In this example, the second request can fully reuse the cache prefix unit from the first request, which will count as a "cache hit."

Example 2: Long Text Q&A

First Request

messages: [
{"role": "system", "content": "You are an experienced financial report analyst..."}
{"role": "user", "content": "<financial report content>\n\nPlease summarize the key information of this financial report."}
]

Second Request

messages: [
{"role": "system", "content": "You are an experienced financial report analyst..."}
{"role": "user", "content": "<financial report content>\n\nPlease analyze the profitability of this financial report."}
]

Third Request

messages: [
{"role": "system", "content": "You are an experienced financial report analyst..."}
{"role": "user", "content": "<financial report content>\n\nPlease analyze the ratio of the company's revenue to expenses."}
]

In the above example, the first two requests will not hit the cache. After the first two requests are completed, the system will identify the system message + <financial report content> in the user message as a cache prefix unit and persist it. In the third request, since it fully matches the previously persisted cache prefix unit, it can hit the cache.


Checking Cache Hit Status

In the response from the DeepSeek API, we have added two fields in the usage section to reflect the cache hit status of the request:

  1. prompt_cache_hit_tokens: The number of tokens in the input of this request that resulted in a cache hit.
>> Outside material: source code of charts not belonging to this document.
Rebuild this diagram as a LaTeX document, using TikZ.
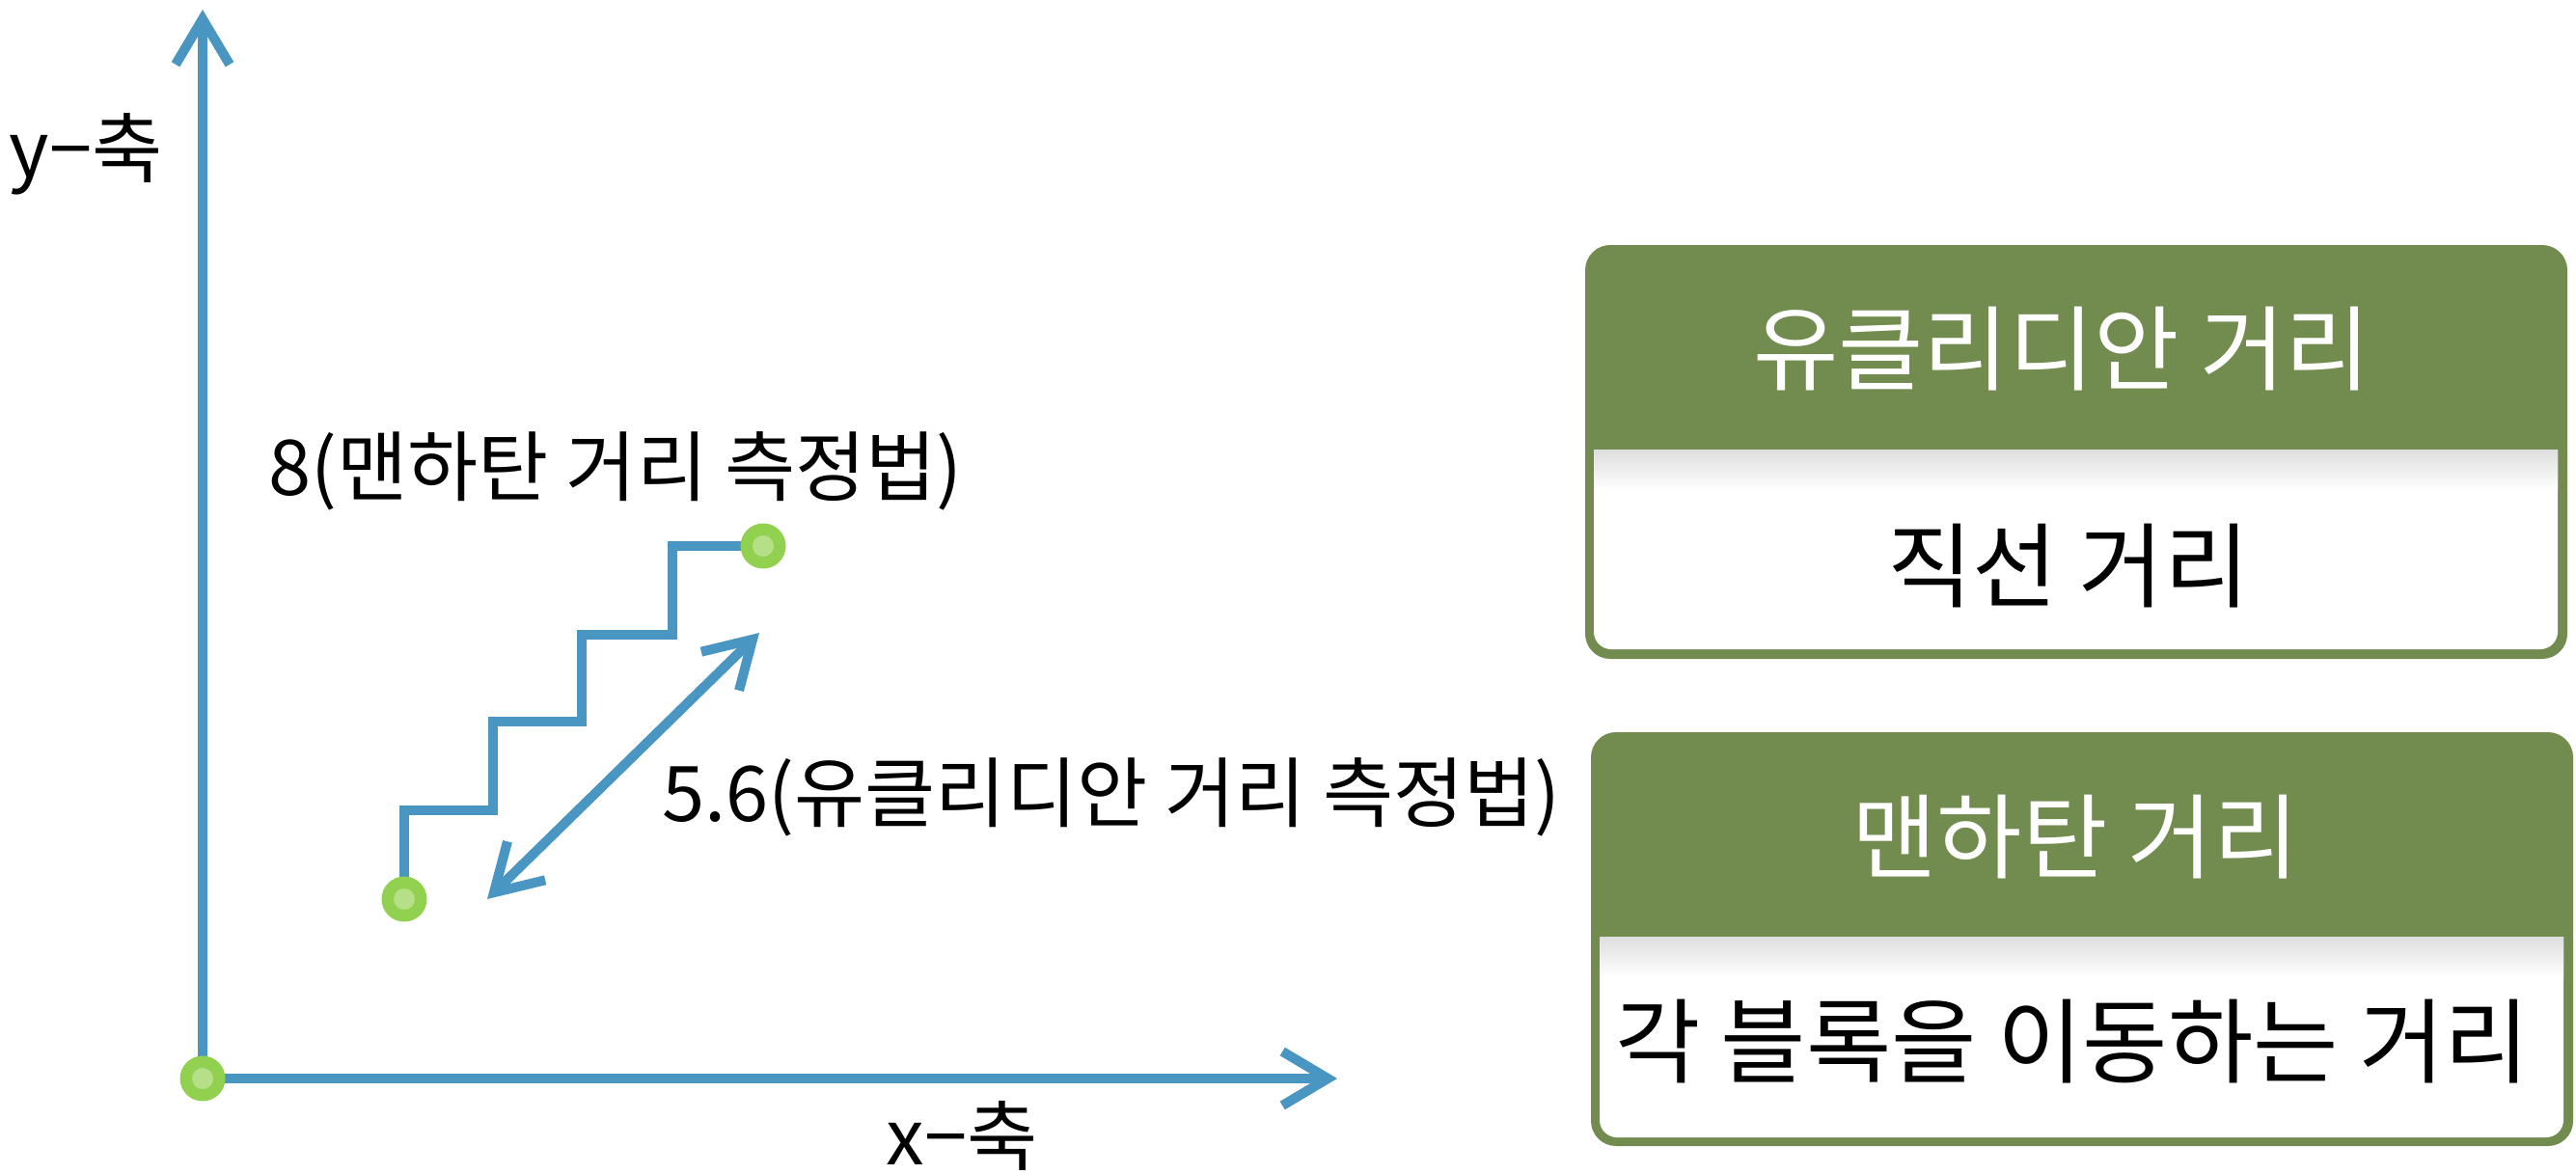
\documentclass[tikz,border=0pt]{standalone}
\usepackage{fontspec}
\newfontfamily\kr{Noto Sans CJK KR}
\usetikzlibrary{arrows.meta}
\definecolor{axisblue}{RGB}{73,150,194}
\definecolor{dotgreen}{RGB}{146,208,80}
\definecolor{dotlight}{RGB}{182,224,135}
\definecolor{boxgreen}{RGB}{114,140,79}
\tikzset{barbtip/.tip={Straight Barb[length=47pt,width=56pt]}}
\begin{document}
\begin{tikzpicture}[x=1pt,y=-1pt,
  axisline/.style={draw=axisblue, line width=10pt},
  dot/.style={circle, fill=dotgreen, minimum size=47pt, inner sep=0pt,
    path picture={\fill[dotlight] (path picture bounding box.center) circle (11pt);}},
  lbl/.style={font=\kr\fontsize{79.5}{84}\selectfont, inner sep=0pt, text=black},
  title/.style={font=\kr\fontsize{96}{102}\selectfont, inner sep=0pt, text=white},
  body/.style={font=\kr\fontsize{96}{102}\selectfont, inner sep=0pt, text=black}]
\useasboundingbox (0,0) rectangle (2670,1216);
\fill[white] (0,0) rectangle (2670,1216);

% coordinates
\coordinate (oc) at (210,1118);
\coordinate (ytip) at (210,10);
\coordinate (xtip) at (1386,1118);
\coordinate (pc) at (419,932);
\coordinate (qc) at (791,566);
\coordinate (e1) at (505,932);
\coordinate (e2) at (787,656);

% axes
\draw[axisline, -{barbtip}] (oc) -- (ytip);
\draw[axisline, -{barbtip}] (oc) -- (xtip);

% staircase (Manhattan)
\draw[axisline, line join=miter] (pc) -- (419,840) -- (511,840) -- (511,748)
  -- (603,748) -- (603,658) -- (697,658) -- (697,566) -- (qc);

% diagonal (Euclidean)
\draw[axisline, {barbtip}-{barbtip}] (e1) -- (e2);

% dots
\node[dot] (o) at (oc) {};
\node[dot] (p) at (pc) {};
\node[dot] (q) at (qc) {};

% labels
\node[lbl] (ylab) at (89,160) {y−축};
\node[lbl] (xlab) at (997,1177) {x−축};
\node[lbl] (mlab) at (638,488) {8(맨하탄 거리 측정법)};
\node[lbl] (elab) at (1152,826) {5.6(유클리디안 거리 측정법)};

% box 1
\fill[boxgreen, rounded corners=26pt] (1643,254) rectangle (2661,683);
\fill[white, rounded corners=18pt] (1652,430) rectangle (2651,673);
\fill[boxgreen] (1643,420) rectangle (2661,466);
\shade[top color=black!13, bottom color=white] (1652,466) rectangle (2651,508);
\node[title] (t1) at (2137,362) {유클리디안 거리};
\node[body] (b1) at (2144,587) {직선 거리};

% box 2
\fill[boxgreen, rounded corners=26pt] (1649,759) rectangle (2667,1188);
\fill[white, rounded corners=18pt] (1658,940) rectangle (2657,1179);
\fill[boxgreen] (1649,930) rectangle (2667,971);
\shade[top color=black!13, bottom color=white] (1658,971) rectangle (2657,1013);
\node[title] (t2) at (2151,868) {맨하탄 거리};
\node[body] (b2) at (2148,1080) {각 블록을 이동하는 거리};
\end{tikzpicture}
\end{document}
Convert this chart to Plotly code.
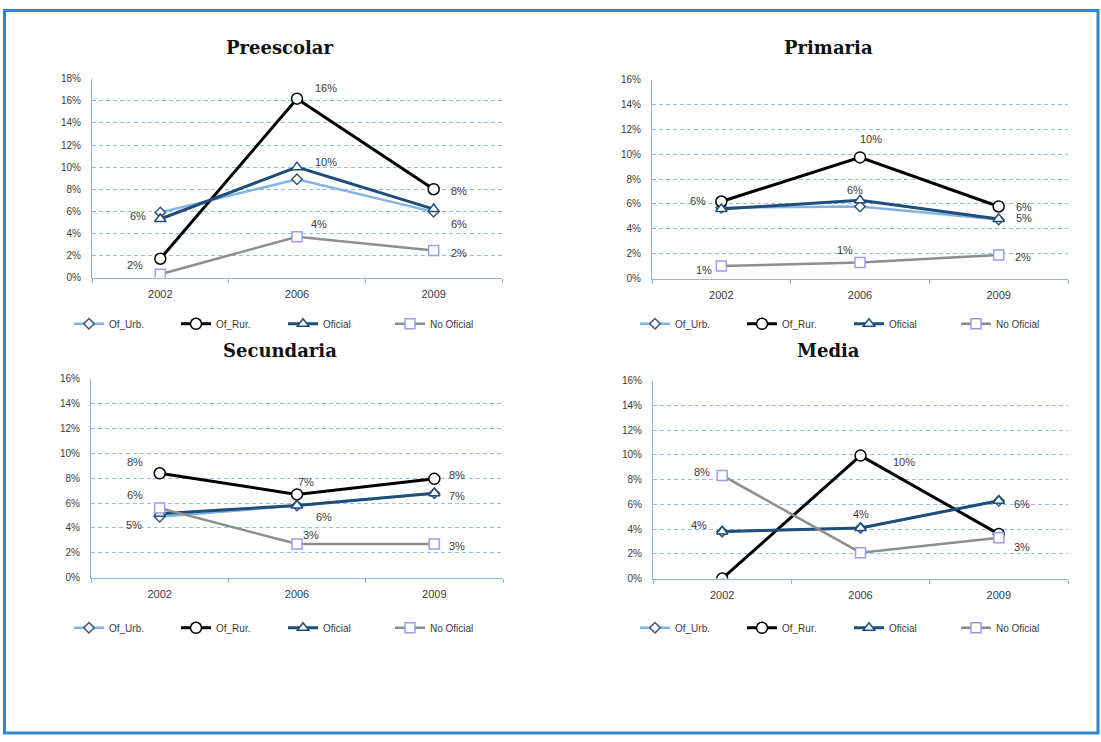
import plotly.graph_objects as go

# ---- data -------------------------------------------------------------
years = ["2002", "2006", "2009"]
series_names = ["Of_Urb.", "Of_Rur.", "Oficial", "No Oficial"]
panel_titles = ["Preescolar", "Primaria", "Secundaria", "Media"]
y_tick_values = [0.00, 0.02, 0.04, 0.06, 0.08, 0.10, 0.12, 0.14, 0.16, 0.18]

preescolar_urb = [0.059, 0.089, 0.0595]
preescolar_rur = [0.017, 0.162, 0.080]
preescolar_ofi = [0.053, 0.100, 0.062]
preescolar_nof = [0.003, 0.037, 0.0245]

primaria_urb = [0.057, 0.058, 0.0475]
primaria_rur = [0.062, 0.0975, 0.058]
primaria_ofi = [0.056, 0.063, 0.048]
primaria_nof = [0.010, 0.013, 0.019]

secundaria_urb = [0.049, 0.058, 0.068]
secundaria_rur = [0.084, 0.067, 0.0795]
secundaria_ofi = [0.0515, 0.058, 0.068]
secundaria_nof = [0.056, 0.027, 0.027]

media_urb = [0.038, 0.041, 0.063]
media_rur = [0.000, 0.0995, 0.036]
media_ofi = [0.038, 0.041, 0.063]
media_nof = [0.0835, 0.021, 0.033]

panel_data = [
    [preescolar_urb, preescolar_rur, preescolar_ofi, preescolar_nof],
    [primaria_urb, primaria_rur, primaria_ofi, primaria_nof],
    [secundaria_urb, secundaria_rur, secundaria_ofi, secundaria_nof],
    [media_urb, media_rur, media_ofi, media_nof],
]
panel_ymax = [0.18, 0.16, 0.16, 0.16]

# ---- styling ----------------------------------------------------------
W, H = 1101, 742
FONT = "Liberation Sans"
TXT = "#3a3a3a"
GRID = "#93bfe6"
AXIS = "#8db6de"

line_colors = ["#80b3e6", "#000000", "#1f4e79", "#8a8f8f"]
line_widths = [2.5, 3, 3, 2.5]
marker_symbols = ["diamond", "circle", "triangle-up", "square"]
marker_sizes = [8, 11, 10, 10]
marker_lines = ["#3b5573", "#000000", "#1f4e79", "#9f9bf0"]

# pixel boxes of the four plot areas: (left, right, top, bottom)
boxes = [
    (92, 502, 74, 276),
    (652, 1068, 75, 277),
    (91, 503, 379, 581),
    (653, 1068, 381, 582),
]
title_pos = [(280, 42), (828, 42), (280, 350), (828, 350)]
legend_pos = [(283, 323), (849, 323), (283, 632), (849, 632)]

# data-label placement: (panel, series, point, dx px, dy px)
label_spots = [
    (0, 1, 0, -25, 6), (0, 1, 1, 29, -11), (0, 1, 2, 25, 2),
    (0, 2, 1, 29, -5), (0, 2, 2, 25, 15), (0, 0, 0, -22, 4),
    (0, 3, 1, 22, -13), (0, 3, 2, 25, 3),
    (1, 1, 0, -23, -1), (1, 1, 1, 11, -18), (1, 2, 1, -5, -10),
    (1, 1, 2, 25, 1), (1, 2, 2, 25, -1), (1, 3, 0, -17, 4),
    (1, 3, 1, -15, -12), (1, 3, 2, 24, 2),
    (2, 1, 0, -25, -11), (2, 3, 0, -25, -13), (2, 0, 0, -26, 8),
    (2, 1, 1, 9, -12), (2, 2, 1, 27, 11), (2, 3, 1, 14, -9),
    (2, 1, 2, 23, -4), (2, 2, 2, 23, 3), (2, 3, 2, 23, 2),
    (3, 3, 0, -20, -3), (3, 2, 0, -23, -7), (3, 1, 1, 43, 6),
    (3, 2, 1, 0, -14), (3, 2, 2, 23, 3), (3, 3, 2, 23, 9),
]


def px_x(p):
    return p / W


def px_y(p):
    return 1 - p / H


def pct(v):
    return f"{int(v * 100 + 0.5)}%"


fig = go.Figure()
annotations = []
layout_axes = {}

for p, series in enumerate(panel_data):
    sfx = "" if p == 0 else str(p + 1)
    leg = "legend" if p == 0 else f"legend{p + 1}"
    for s, values in enumerate(series):
        fig.add_trace(go.Scatter(
            x=years, y=values, name=series_names[s],
            mode="lines+markers",
            line=dict(color=line_colors[s], width=line_widths[s]),
            marker=dict(symbol=marker_symbols[s], size=marker_sizes[s],
                        color="white",
                        line=dict(color=marker_lines[s], width=1.5)),
            xaxis="x" + sfx, yaxis="y" + sfx, legend=leg,
            hoverinfo="skip",
        ))

    left, right, top, bottom = boxes[p]
    ymax = panel_ymax[p]
    ticks = [t for t in y_tick_values if t <= ymax + 1e-9]
    layout_axes["xaxis" + sfx] = dict(
        domain=[px_x(left), px_x(right)], anchor="y" + sfx,
        type="category", range=[-0.5, 2.5],
        showline=True, linecolor=AXIS, linewidth=1.2,
        showgrid=False, zeroline=False,
        ticks="outside", ticklen=4, tickcolor=AXIS, tickson="boundaries",
        ticklabelstandoff=6,
        tickfont=dict(family=FONT, size=11, color=TXT),
    )
    layout_axes["yaxis" + sfx] = dict(
        domain=[px_y(bottom), px_y(top)], anchor="x" + sfx,
        range=[0, ymax], tickvals=ticks,
        ticktext=[pct(t) for t in ticks],
        showline=True, linecolor=AXIS, linewidth=1.2,
        showgrid=True, gridcolor=GRID, griddash="4px,3px", gridwidth=1,
        zeroline=False, ticks="", ticklabelstandoff=8,
        tickfont=dict(family=FONT, size=10, color=TXT),
    )
    tx, ty = title_pos[p]
    annotations.append(dict(
        text=f"<b>{panel_titles[p]}</b>", x=px_x(tx), y=px_y(ty),
        xref="paper", yref="paper", xanchor="center", yanchor="middle",
        showarrow=False,
        font=dict(family="DejaVu Serif", size=18, color="#111111"),
    ))
    lx, ly = legend_pos[p]
    layout_axes[leg] = dict(
        orientation="h", x=px_x(lx), y=px_y(ly),
        xanchor="center", yanchor="middle",
        font=dict(family=FONT, size=10, color=TXT),
        itemwidth=30, entrywidthmode="pixels", entrywidth=62,
        bgcolor="rgba(0,0,0,0)", tracegroupgap=0,
    )

# data labels; x is the category index on each category axis
for p, s, i, dx, dy in label_spots:
    sfx = "" if p == 0 else str(p + 1)
    v = panel_data[p][s][i]
    annotations.append(dict(
        text=pct(v), x=i, y=v, xref="x" + sfx, yref="y" + sfx,
        xshift=dx, yshift=-dy, showarrow=False,
        xanchor="center", yanchor="middle",
        font=dict(family=FONT, size=11, color=TXT),
    ))

fig.update_layout(
    width=W, height=H,
    margin=dict(l=0, r=0, t=0, b=0),
    paper_bgcolor="white", plot_bgcolor="white",
    showlegend=True,
    annotations=annotations,
    shapes=[dict(type="rect", xref="paper", yref="paper",
                 x0=px_x(4.5), x1=px_x(1098), y0=px_y(739), y1=px_y(4.5),
                 line=dict(color="#2f86c9", width=3))],
    **layout_axes,
)

fig.write_html("out.html")
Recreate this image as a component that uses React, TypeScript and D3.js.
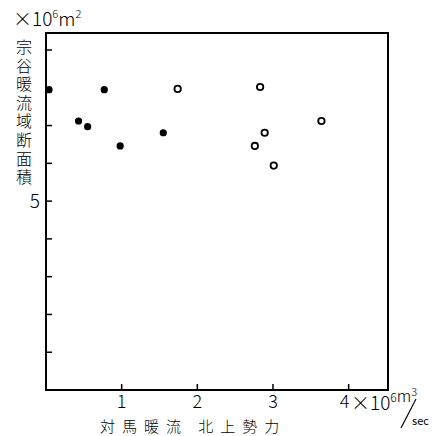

  2. prompt_cache_miss_tokens: The number of tokens in the input of this request that did not result in a cache hit.

Hard Disk Cache and Output Randomness

The hard disk cache only matches the prefix part of the user's input. The output is still generated through computation and inference, and it is influenced by parameters such as temperature, introducing randomness.

Additional Notes

  1. The cache system works on a "best-effort" basis and does not guarantee a 100% cache hit rate.

  2. Cache construction takes seconds. Once the cache is no longer in use, it will be automatically cleared, usually within a few hours to a few days.